Data to process:
%%
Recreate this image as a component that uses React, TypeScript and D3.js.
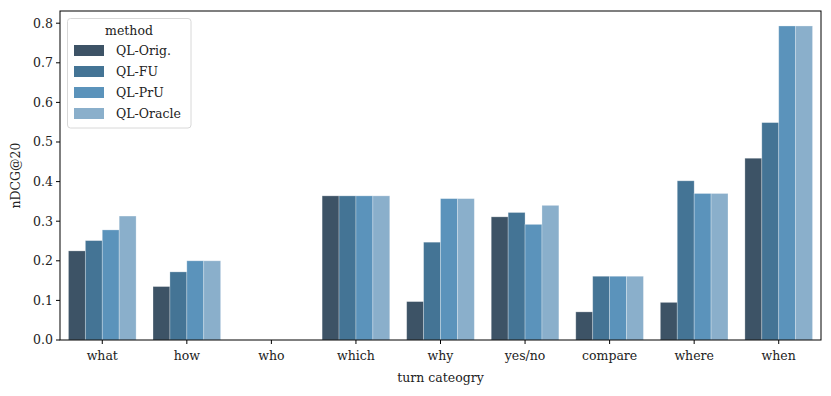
import React from "react";
import * as d3 from "d3";

const categories = ["what", "how", "who", "which", "why", "yes/no", "compare", "where", "when"];
const methods = ["QL-Orig.", "QL-FU", "QL-PrU", "QL-Oracle"];
const qlOrig = [0.225, 0.135, 0, 0.364, 0.097, 0.311, 0.071, 0.095, 0.459];
const qlFU = [0.251, 0.172, 0, 0.364, 0.247, 0.322, 0.161, 0.402, 0.549];
const qlPrU = [0.278, 0.2, 0, 0.364, 0.357, 0.292, 0.161, 0.37, 0.793];
const qlOracle = [0.313, 0.2, 0, 0.364, 0.357, 0.34, 0.161, 0.37, 0.793];
const yTicks = [0, 0.1, 0.2, 0.3, 0.4, 0.5, 0.6, 0.7, 0.8];
const colors = ["#3d5366", "#447495", "#5b93bb", "#8aafcb"];

const series = [qlOrig, qlFU, qlPrU, qlOracle];

export default function App() {
  const W = 831, H = 396;
  const left = 60, right = 821, top = 11, bottom = 340;
  const font = "'DejaVu Serif', serif";
  const x = d3.scaleBand<string>().domain(categories).range([left, right]).paddingInner(0.2).paddingOuter(0.1);
  const x0 = d3.scaleBand<string>().domain(categories).range([left, right]);
  const inner = d3.scaleBand<string>().domain(methods).range([0, x.bandwidth()]);
  const y = d3.scaleLinear().domain([0, 0.8308]).range([bottom, top]);
  return (
    <svg width={W} height={H} style={{ position: "absolute", left: 0, top: 0, background: "#fff" }} fontFamily={font}>
      {series.map((vals, si) =>
        vals.map((v, ci) => {
          const bx = x0(categories[ci])! + x0.bandwidth() * 0.1 + inner(methods[si])!;
          return (
            <rect key={`${si}-${ci}`} x={bx} y={y(v)} width={inner.bandwidth()} height={y(0) - y(v)}
              fill={colors[si]} stroke="#ffffff" strokeOpacity={0.35} strokeWidth={0.8} />
          );
        })
      )}
      <rect x={left} y={top} width={right - left} height={bottom - top} fill="none" stroke="#000" strokeWidth={1} />
      {yTicks.map((t) => (
        <g key={t}>
          <line x1={left - 4} x2={left} y1={y(t)} y2={y(t)} stroke="#000" />
          <text x={left - 7} y={y(t)} dy="0.35em" textAnchor="end" fontSize={12.5} fill="#222">{t.toFixed(1)}</text>
        </g>
      ))}
      {categories.map((c) => (
        <g key={c}>
          <line x1={x0(c)! + x0.bandwidth() / 2} x2={x0(c)! + x0.bandwidth() / 2} y1={bottom} y2={bottom + 4} stroke="#000" />
          <text x={x0(c)! + x0.bandwidth() / 2} y={bottom + 20} textAnchor="middle" fontSize={12.5} fill="#222">{c}</text>
        </g>
      ))}
      <text x={(left + right) / 2} y={382} textAnchor="middle" fontSize={12.5} fill="#222">turn cateogry</text>
      <text transform={`translate(20,${(top + bottom) / 2}) rotate(-90)`} textAnchor="middle" fontSize={12.5} fill="#222">nDCG@20</text>
      <g>
        <rect x={67.5} y={18.5} width={123.5} height={109.5} rx={3} fill="#fff" fillOpacity={0.8} stroke="#d8d8d8" />
        <text x={129} y={35} textAnchor="middle" fontSize={12.5} fill="#222">method</text>
        {methods.map((m, i) => (
          <g key={m}>
            <rect x={74} y={45 + i * 21} width={30} height={11} fill={colors[i]} />
            <text x={116} y={50.5 + i * 21} dy="0.35em" fontSize={12.5} fill="#222">{m}</text>
          </g>
        ))}
      </g>
    </svg>
  );
}
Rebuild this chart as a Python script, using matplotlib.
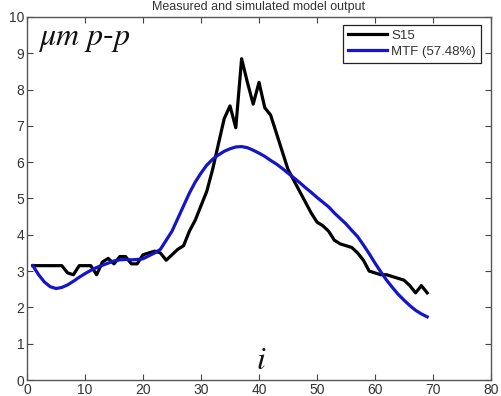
import matplotlib
matplotlib.use("Agg")
import matplotlib.pyplot as plt
import numpy as np

# sample index
idx = np.arange(1, 70)

# measured S15 (um p-p)
s15 = [3.15, 3.15, 3.15, 3.15, 3.15, 3.15, 2.95, 2.9, 3.15, 3.15,
       3.15, 2.9, 3.25, 3.35, 3.2, 3.4, 3.4, 3.2, 3.2, 3.45,
       3.5, 3.55, 3.5, 3.3, 3.45, 3.6, 3.7, 4.1, 4.4, 4.8,
       5.2, 5.8, 6.5, 7.2, 7.55, 6.95, 8.85, 8.2, 7.6, 8.2,
       7.5, 7.3, 6.8, 6.3, 5.8, 5.5, 5.2, 4.9, 4.6, 4.35,
       4.25, 4.1, 3.85, 3.75, 3.7, 3.65, 3.5, 3.3, 3.0, 2.95,
       2.9, 2.9, 2.85, 2.8, 2.75, 2.6, 2.4, 2.6, 2.4]

# simulated MTF output
mtf = [3.15, 2.9, 2.7, 2.57, 2.52, 2.55, 2.62, 2.72, 2.83, 2.93,
       3.02, 3.1, 3.16, 3.22, 3.28, 3.31, 3.32, 3.31, 3.32, 3.34,
       3.42, 3.5, 3.6, 3.85, 4.1, 4.45, 4.8, 5.15, 5.45, 5.7,
       5.92, 6.08, 6.2, 6.3, 6.37, 6.42, 6.43, 6.4, 6.33, 6.25,
       6.16, 6.05, 5.95, 5.83, 5.7, 5.57, 5.44, 5.3, 5.17, 5.03,
       4.9, 4.77, 4.6, 4.45, 4.3, 4.12, 3.95, 3.72, 3.48, 3.22,
       2.98, 2.75, 2.55, 2.36, 2.2, 2.05, 1.92, 1.82, 1.74]

labels = ["S15", "MTF (57.48%)"]

plt.rcParams['font.family'] = ['Liberation Sans', 'DejaVu Sans']
plt.rcParams['mathtext.fontset'] = 'stix'

fig = plt.figure(figsize=(5.02, 3.96), dpi=100)
ax = fig.add_axes([27 / 502, 16 / 396, 464 / 502, 363 / 396])

ax.plot(idx, s15, color='black', lw=2.3, label=labels[0])
ax.plot(idx, mtf, color='#1414c8', lw=2.3, label=labels[1])

ax.set_xlim(0, 80)
ax.set_ylim(0, 10)
ax.set_xticks(np.arange(0, 81, 10))
ax.set_yticks(np.arange(0, 11, 1))
ax.tick_params(direction='in', top=True, right=True, length=4,
               labelsize=10, colors='#444444', labelcolor='#333333', pad=2)
for sp in ax.spines.values():
    sp.set_color('#555555')
    sp.set_linewidth(1.0)

leg = ax.legend(loc='upper right', bbox_to_anchor=(0.978, 0.978),
                fontsize=9.5, handlelength=3.0, handletextpad=0.3,
                borderpad=0.35, labelspacing=0.3, fancybox=False,
                framealpha=1, borderaxespad=0)
leg.get_frame().set_edgecolor('#222222')
leg.get_frame().set_linewidth(0.9)
for t in leg.get_texts():
    t.set_color('#333333')

ax.text(1.9, 9.23, r'$\mu m\ p$-$p$', fontsize=23, ha='left', va='baseline',
        color='#111111')
ax.text(40.3, 0.3, r'$i$', fontsize=23, ha='center', va='baseline',
        color='#111111')

fig.text(0.516, 1 - 10 / 396, "Measured and simulated model output",
         ha='center', va='baseline', fontsize=9, color='#333333')

fig.savefig("out.png", dpi=100)
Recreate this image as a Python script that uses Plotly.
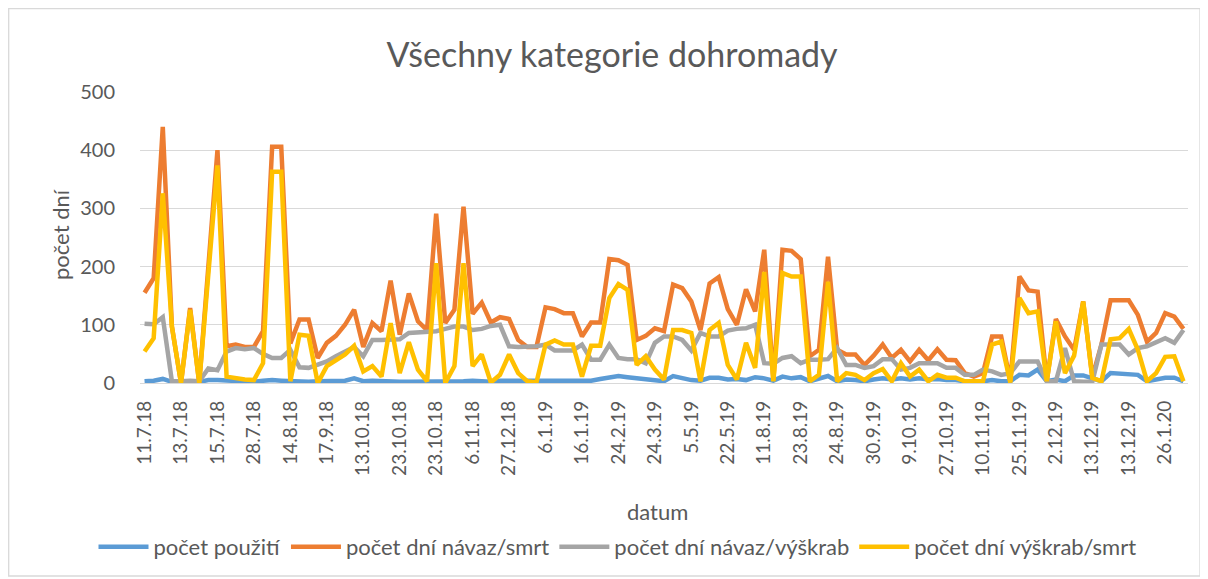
import plotly.graph_objects as go

tick_labels = ["11.7.18", "13.7.18", "15.7.18", "28.7.18", "14.8.18", "17.9.18", "13.10.18",
               "23.10.18", "23.10.18", "6.11.18", "27.12.18", "6.1.19", "16.1.19", "24.2.19",
               "24.3.19", "5.5.19", "22.5.19", "11.8.19", "23.8.19", "24.8.19", "30.9.19",
               "9.10.19", "27.10.19", "10.11.19", "25.11.19", "2.12.19", "13.12.19", "13.12.19",
               "26.1.20"]

pocet_pouziti = [3, 4, 7, 2, 2, 3, 2, 5, 5, 4, 3, 3, 2, 4, 5, 4, 3, 2, 2, 3,
                 3, 4, 4, 8, 3, 4, 3, 2, 2, 2, 2, 2, 2, 3, 3, 3, 4, 3, 2, 4,
                 4, 3, 3, 3, 3, 3, 3, 3, 3, 4, 7, 9, 12, 10, 8, 7, 5, 3, 12, 8,
                 5, 4, 9, 9, 6, 7, 5, 10, 8, 4, 11, 8, 10, 3, 7, 12, 3, 6, 5, 3,
                 6, 8, 6, 8, 6, 8, 6, 7, 5, 5, 3, 3, 3, 5, 3, 3, 14, 13, 23, 3,
                 6, 3, 13, 13, 9, 3, 17, 16, 15, 14, 3, 7, 9, 9, 3]

navaz_smrt = [155, 180, 440, 97, 0, 129, 0, 200, 400, 63, 66, 62, 62, 89, 406, 406, 68, 109, 109, 43,
              69, 81, 100, 126, 62, 103, 89, 176, 83, 154, 106, 91, 291, 103, 126, 303, 119, 138, 104, 113,
              110, 74, 62, 62, 130, 127, 120, 120, 80, 104, 104, 213, 211, 203, 74, 81, 94, 89, 169, 163,
              140, 91, 171, 182, 127, 100, 161, 123, 229, 5, 229, 227, 213, 46, 57, 217, 57, 49, 49, 31,
              47, 66, 43, 57, 37, 57, 39, 58, 40, 39, 17, 11, 17, 80, 80, 3, 183, 159, 157, 3,
              110, 80, 57, 140, 10, 66, 142, 142, 142, 117, 71, 86, 120, 114, 93]

navaz_vyskrab = [102, 101, 113, 3, 3, 4, 3, 25, 22, 54, 60, 58, 60, 50, 43, 43, 57, 27, 26, 31,
                 37, 46, 54, 62, 46, 74, 74, 74, 75, 86, 87, 87, 89, 93, 97, 97, 91, 93, 98, 100,
                 63, 62, 62, 63, 66, 56, 56, 56, 66, 40, 40, 66, 43, 41, 41, 34, 69, 80, 80, 74,
                 56, 86, 80, 80, 90, 93, 94, 100, 34, 33, 43, 46, 34, 40, 40, 41, 60, 31, 31, 26,
                 29, 41, 41, 23, 26, 34, 34, 34, 26, 26, 14, 14, 23, 20, 14, 17, 37, 37, 37, 3,
                 3, 60, 3, 2, 2, 66, 66, 66, 49, 60, 63, 71, 77, 69, 91]

vyskrab_smrt = [54, 77, 326, 97, 0, 126, 0, 185, 374, 11, 8, 6, 5, 34, 363, 363, 3, 83, 81, 0,
                29, 39, 49, 64, 20, 29, 11, 103, 17, 70, 23, 3, 206, 0, 29, 206, 29, 49, 1, 14,
                49, 17, 3, 1, 66, 73, 66, 66, 11, 64, 64, 146, 170, 160, 31, 46, 23, 6, 91, 91,
                86, 3, 91, 103, 31, 6, 69, 26, 191, 3, 189, 183, 183, 3, 14, 174, 3, 17, 14, 5,
                17, 24, 3, 34, 11, 23, 3, 14, 9, 9, 3, 3, 3, 66, 71, 1, 146, 120, 123, 3,
                106, 17, 47, 140, 9, 3, 75, 77, 93, 57, 3, 17, 45, 46, 3]

series_names = ["počet použití", "počet dní návaz/smrt", "počet dní návaz/výškrab", "počet dní výškrab/smrt"]
series_colors = ["#5b9bd5", "#ed7d31", "#a5a5a5", "#ffc000"]
series_values = [pocet_pouziti, navaz_smrt, navaz_vyskrab, vyskrab_smrt]

n = len(navaz_smrt)
x = list(range(n))
tick_step = 4
tickvals = [i * tick_step for i in range(len(tick_labels))]

FONT = "Lato, 'Open Sans', sans-serif"
TXT = "#595959"

# page has an 8px body margin; figure is sized/offset to compensate
W, H = 1200, 571
L, R, T, B = 132, 20, 84, 196
PW, PH = W - L - R, H - T - B
PLOT_LEFT_PAGE, PLOT_BOTTOM_PAGE = 8 + L, 8 + T + PH


def px(page_x):
    return (page_x - PLOT_LEFT_PAGE) / PW


def py(page_y):
    return (PLOT_BOTTOM_PAGE - page_y) / PH


fig = go.Figure()
for name, color, vals in zip(series_names, series_colors, series_values):
    fig.add_trace(go.Scatter(x=x, y=vals, name=name, mode="lines",
                             line=dict(color=color, width=4.5, shape="linear")))

fig.update_layout(
    width=W, height=H,
    margin=dict(l=L, r=R, t=T, b=B, autoexpand=False),
    paper_bgcolor="white", plot_bgcolor="white",
    font=dict(family=FONT, color=TXT),
    title=dict(text="Všechny kategorie dohromady", x=(612 - 8) / W, xanchor="center",
               y=1 - (55 - 8) / H, yanchor="middle", font=dict(size=34, color=TXT, family=FONT)),
    showlegend=True,
    legend=dict(orientation="h", x=px(617.5), xanchor="center", y=py(547), yanchor="middle",
                font=dict(size=22, color=TXT, family=FONT), itemwidth=50,
                tracegroupgap=0, bgcolor="rgba(0,0,0,0)"),
    xaxis=dict(range=[-0.5, n - 0.5], tickmode="array", tickvals=tickvals, ticktext=tick_labels,
               tickangle=-90, tickfont=dict(size=19, color=TXT, family=FONT),
               showgrid=False, zeroline=False, showline=False, ticks="",
               ticklabelstandoff=13, fixedrange=True, automargin=False),
    yaxis=dict(range=[0, 500], tickvals=[0, 100, 200, 300, 400, 500],
               tickfont=dict(size=20, color=TXT, family=FONT),
               showgrid=True, gridcolor="#d9d9d9", gridwidth=1.3,
               zeroline=True, zerolinecolor="#d9d9d9", zerolinewidth=1.3,
               showline=False, ticks="", ticklabelstandoff=24, fixedrange=True, automargin=False),
    annotations=[
        dict(text="počet dní", xref="paper", yref="paper", x=px(60), y=py(235),
             textangle=-90, showarrow=False, font=dict(size=22, color=TXT, family=FONT),
             xanchor="center", yanchor="middle"),
        dict(text="datum", xref="paper", yref="paper", x=px(657), y=py(511),
             showarrow=False, font=dict(size=22, color=TXT, family=FONT),
             xanchor="center", yanchor="middle"),
    ],
    shapes=[
        dict(type="rect", xref="paper", yref="paper",
             x0=px(8.7), x1=px(1200), y0=py(576), y1=py(8.7),
             line=dict(color="#d9d9d9", width=1.3), fillcolor="rgba(0,0,0,0)", layer="below"),
    ],
)

fig.write_html("out.html")
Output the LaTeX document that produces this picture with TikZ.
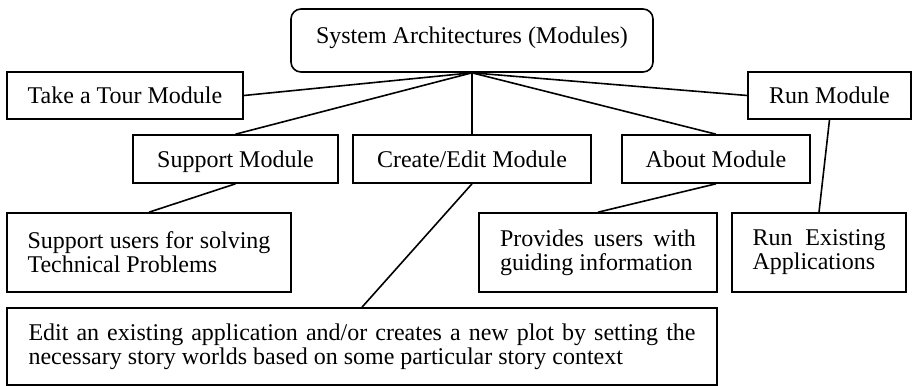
%%
Aim of the task: Include the first line of the records, the line containing "import * as", and every line between them, repeated exactly. Skip the pictures.

Final answer:
Recreate this image as a component that uses React, TypeScript and D3.js.
import React from "react";
import * as d3 from "d3";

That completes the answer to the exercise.